De Beers

Last edited by crocodyl on April 23, 2008 - 11:30am
Company Snapshot: 

De Beers is the world's largest supplier and marketer of diamonds -- effectively only a semi-precious stone since the opening of the diamond mines in southern Africa in the late nineteenth century. They employ sophisticated advertising strategies to create demand for a product with little or no intrinsic value or worth, which cannot easily be resold by the consumer. They employ supply and marketing cartels to ensure pricing at orders of magnitude higher than the actual value of their product.

History
Other Information: 

De Beers operates the most successful monopoly in modern trade.
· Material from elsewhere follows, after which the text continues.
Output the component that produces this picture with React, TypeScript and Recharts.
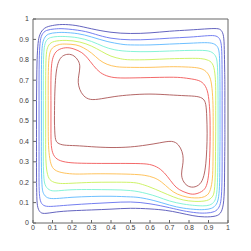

It achieves this success through a complex and deceptive web of companies and cartels. De Beers is miner and buyer of 70-90% of the world's rough diamonds and arbiter of their prices, the latter through control of supply, marketing and advertising. De Beers spends 180 million dollars a year to advertise cut diamonds, although it does not sell them, as part of this highly sophisticated and deceptive monopolistic strategy. De Beers completely controls distribution of diamonds throughout the world, and will not allow clients to sell their diamonds if they undercut prices. De Beers is not allowed to operate in the U.S., because it violates U.S. anti-trust laws, so it hires independant advertisers to promote demand for its products, and sells to independant diamond distributers to act as retailers. But, De Beers ultimately controls all aspects of diamond retail by having complete control over supply to retailers. The retailers will receive no product if they do not cooperate. And one of the rules: retailers cannot repurchase from consumers!